= STORED RECORDS =
━━━━━━━━
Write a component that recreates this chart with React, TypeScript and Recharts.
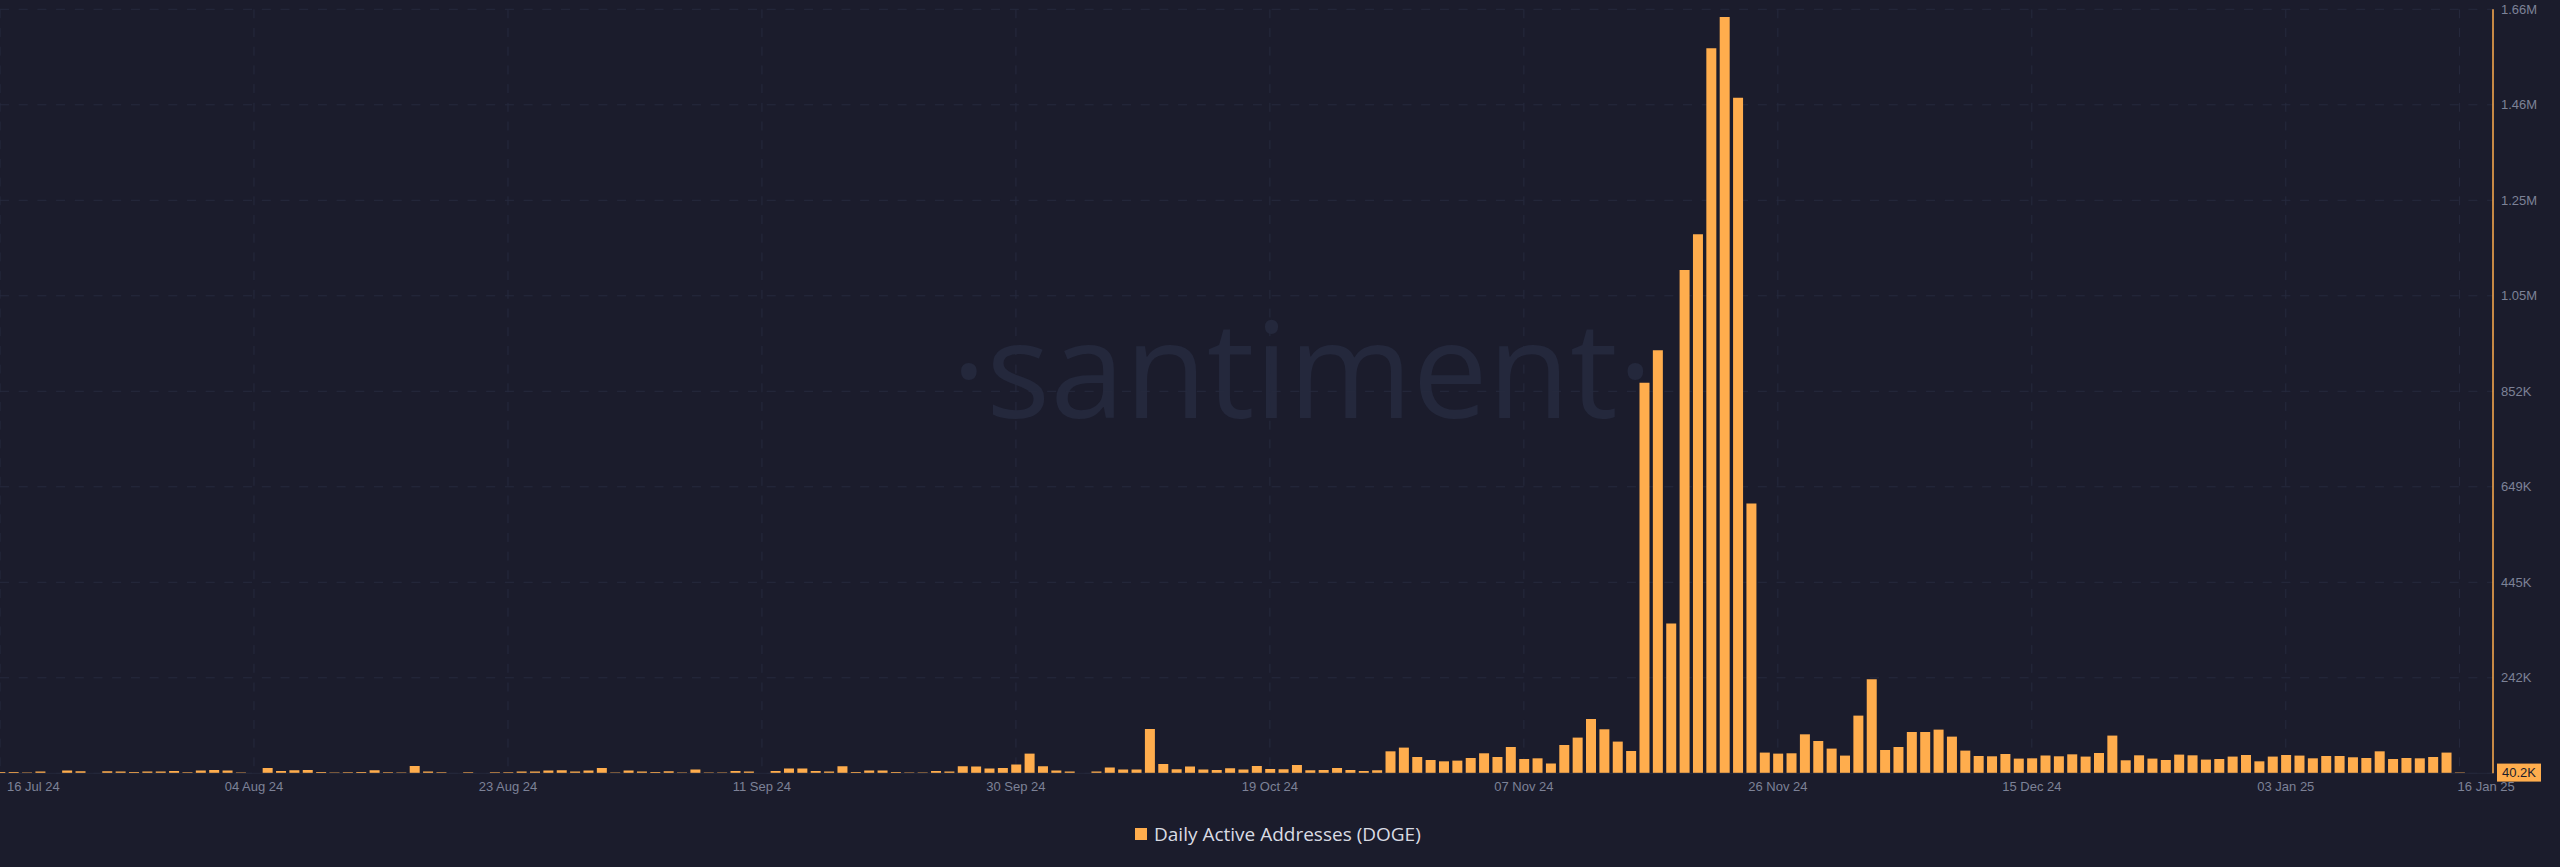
━━━━━━━━
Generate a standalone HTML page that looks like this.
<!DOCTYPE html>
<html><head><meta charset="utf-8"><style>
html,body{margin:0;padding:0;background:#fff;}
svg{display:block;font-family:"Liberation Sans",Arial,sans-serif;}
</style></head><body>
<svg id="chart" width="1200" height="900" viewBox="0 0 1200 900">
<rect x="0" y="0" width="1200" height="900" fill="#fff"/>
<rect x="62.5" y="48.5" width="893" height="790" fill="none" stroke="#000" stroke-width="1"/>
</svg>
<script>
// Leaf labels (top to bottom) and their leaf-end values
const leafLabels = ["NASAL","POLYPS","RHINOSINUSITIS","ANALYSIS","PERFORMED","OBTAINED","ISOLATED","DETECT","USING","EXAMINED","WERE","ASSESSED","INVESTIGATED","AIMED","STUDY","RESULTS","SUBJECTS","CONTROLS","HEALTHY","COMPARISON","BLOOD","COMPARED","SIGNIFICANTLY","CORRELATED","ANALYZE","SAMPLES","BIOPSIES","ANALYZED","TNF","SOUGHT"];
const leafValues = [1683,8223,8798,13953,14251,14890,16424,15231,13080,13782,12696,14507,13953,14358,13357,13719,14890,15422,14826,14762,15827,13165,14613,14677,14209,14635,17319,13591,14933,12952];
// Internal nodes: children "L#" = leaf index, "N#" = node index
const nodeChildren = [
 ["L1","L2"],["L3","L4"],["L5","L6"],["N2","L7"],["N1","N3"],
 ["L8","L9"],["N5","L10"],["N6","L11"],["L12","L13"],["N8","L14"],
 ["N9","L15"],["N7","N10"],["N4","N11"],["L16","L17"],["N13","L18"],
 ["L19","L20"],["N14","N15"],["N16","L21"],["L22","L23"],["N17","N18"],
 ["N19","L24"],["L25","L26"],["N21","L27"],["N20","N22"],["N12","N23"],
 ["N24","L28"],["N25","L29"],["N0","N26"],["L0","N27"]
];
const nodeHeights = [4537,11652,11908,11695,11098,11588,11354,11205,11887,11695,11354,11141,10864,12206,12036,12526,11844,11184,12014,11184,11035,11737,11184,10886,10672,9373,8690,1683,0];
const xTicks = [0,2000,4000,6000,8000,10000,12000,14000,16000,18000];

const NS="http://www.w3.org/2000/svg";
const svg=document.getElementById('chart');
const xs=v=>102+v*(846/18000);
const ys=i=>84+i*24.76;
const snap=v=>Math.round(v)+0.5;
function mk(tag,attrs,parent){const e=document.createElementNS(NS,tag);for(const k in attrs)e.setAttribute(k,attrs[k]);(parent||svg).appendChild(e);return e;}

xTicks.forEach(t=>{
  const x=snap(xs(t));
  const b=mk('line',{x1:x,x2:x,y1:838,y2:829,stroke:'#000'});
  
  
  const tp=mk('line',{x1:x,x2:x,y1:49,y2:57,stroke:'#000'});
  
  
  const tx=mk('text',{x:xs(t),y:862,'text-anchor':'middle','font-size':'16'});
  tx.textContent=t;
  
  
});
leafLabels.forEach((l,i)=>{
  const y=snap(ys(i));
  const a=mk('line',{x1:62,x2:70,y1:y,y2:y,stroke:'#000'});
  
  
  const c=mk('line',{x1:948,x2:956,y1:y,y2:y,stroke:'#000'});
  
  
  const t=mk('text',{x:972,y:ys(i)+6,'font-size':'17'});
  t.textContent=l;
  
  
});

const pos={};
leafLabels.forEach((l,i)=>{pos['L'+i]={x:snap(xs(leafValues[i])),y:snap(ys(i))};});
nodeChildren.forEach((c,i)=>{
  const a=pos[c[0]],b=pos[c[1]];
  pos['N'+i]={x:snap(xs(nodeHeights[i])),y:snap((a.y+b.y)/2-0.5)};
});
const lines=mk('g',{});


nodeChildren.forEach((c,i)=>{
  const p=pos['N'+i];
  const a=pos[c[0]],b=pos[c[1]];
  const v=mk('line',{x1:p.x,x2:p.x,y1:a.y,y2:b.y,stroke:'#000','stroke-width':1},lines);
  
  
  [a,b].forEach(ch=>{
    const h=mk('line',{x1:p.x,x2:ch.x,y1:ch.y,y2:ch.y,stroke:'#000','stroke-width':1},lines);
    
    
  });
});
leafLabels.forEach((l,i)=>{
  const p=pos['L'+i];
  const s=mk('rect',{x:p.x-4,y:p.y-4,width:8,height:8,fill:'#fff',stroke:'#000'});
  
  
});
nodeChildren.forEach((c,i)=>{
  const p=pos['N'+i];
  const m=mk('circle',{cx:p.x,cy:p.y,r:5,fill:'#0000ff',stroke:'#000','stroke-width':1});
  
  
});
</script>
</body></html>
━━━━━━━━
= WHAT THIS TASK INVOLVES =
Copy each line holding the word "that" from the listing above.

= OUTPUT OF THE TASK =
Write a component that recreates this chart with React, TypeScript and Recharts.
Generate a standalone HTML page that looks like this.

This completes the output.